[begin COLLECTED MATERIAL]

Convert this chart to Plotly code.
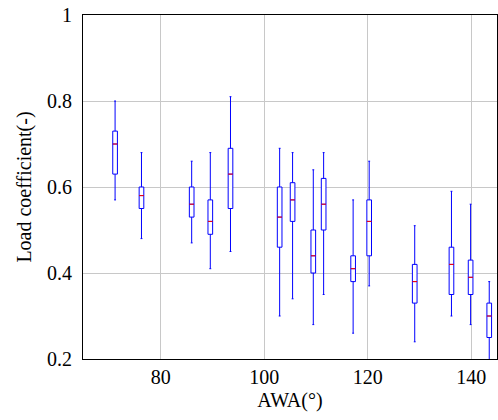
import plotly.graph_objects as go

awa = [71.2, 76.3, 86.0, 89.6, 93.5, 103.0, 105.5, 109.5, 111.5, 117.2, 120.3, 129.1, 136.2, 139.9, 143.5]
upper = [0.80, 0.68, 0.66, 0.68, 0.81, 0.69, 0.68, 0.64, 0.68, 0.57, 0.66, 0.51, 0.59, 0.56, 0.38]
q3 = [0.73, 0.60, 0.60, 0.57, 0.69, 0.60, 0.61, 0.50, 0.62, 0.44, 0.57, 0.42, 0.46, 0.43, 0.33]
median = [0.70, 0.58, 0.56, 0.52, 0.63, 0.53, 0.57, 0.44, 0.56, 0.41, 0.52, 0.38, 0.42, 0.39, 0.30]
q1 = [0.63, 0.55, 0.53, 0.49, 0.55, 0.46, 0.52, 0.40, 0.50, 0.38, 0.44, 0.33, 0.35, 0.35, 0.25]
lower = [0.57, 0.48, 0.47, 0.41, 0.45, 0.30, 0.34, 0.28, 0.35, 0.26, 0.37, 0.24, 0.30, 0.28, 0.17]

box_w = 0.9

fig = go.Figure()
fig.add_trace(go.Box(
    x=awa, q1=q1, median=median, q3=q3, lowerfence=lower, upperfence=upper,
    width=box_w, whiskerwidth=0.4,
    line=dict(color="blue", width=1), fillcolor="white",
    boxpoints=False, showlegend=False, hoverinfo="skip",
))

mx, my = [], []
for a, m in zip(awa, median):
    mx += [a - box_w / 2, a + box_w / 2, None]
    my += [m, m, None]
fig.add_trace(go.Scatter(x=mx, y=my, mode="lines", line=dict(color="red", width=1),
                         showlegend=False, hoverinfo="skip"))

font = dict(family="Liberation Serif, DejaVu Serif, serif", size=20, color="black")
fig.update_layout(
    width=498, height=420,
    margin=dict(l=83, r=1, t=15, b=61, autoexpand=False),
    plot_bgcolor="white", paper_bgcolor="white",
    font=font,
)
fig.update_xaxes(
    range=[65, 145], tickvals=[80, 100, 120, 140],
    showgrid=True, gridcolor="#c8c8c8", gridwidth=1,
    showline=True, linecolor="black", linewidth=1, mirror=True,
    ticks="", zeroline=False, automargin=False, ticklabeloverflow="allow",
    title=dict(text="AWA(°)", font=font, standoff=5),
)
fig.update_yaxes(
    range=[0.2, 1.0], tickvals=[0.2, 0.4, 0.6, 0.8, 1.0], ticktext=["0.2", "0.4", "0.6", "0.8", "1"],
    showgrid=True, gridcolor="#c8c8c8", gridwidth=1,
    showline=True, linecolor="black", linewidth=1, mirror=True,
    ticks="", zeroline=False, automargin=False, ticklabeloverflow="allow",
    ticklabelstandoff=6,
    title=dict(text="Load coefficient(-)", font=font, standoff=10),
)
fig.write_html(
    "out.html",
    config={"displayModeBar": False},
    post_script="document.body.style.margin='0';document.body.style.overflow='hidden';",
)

[end COLLECTED MATERIAL]

EXERCISE BRIEF: Repeat only what lies between the start of the data and the end of the line containing "import plotly.graph_objects as go", exactly, with pictures left out.

CORRECT ANSWER:
Convert this chart to Plotly code.
import plotly.graph_objects as go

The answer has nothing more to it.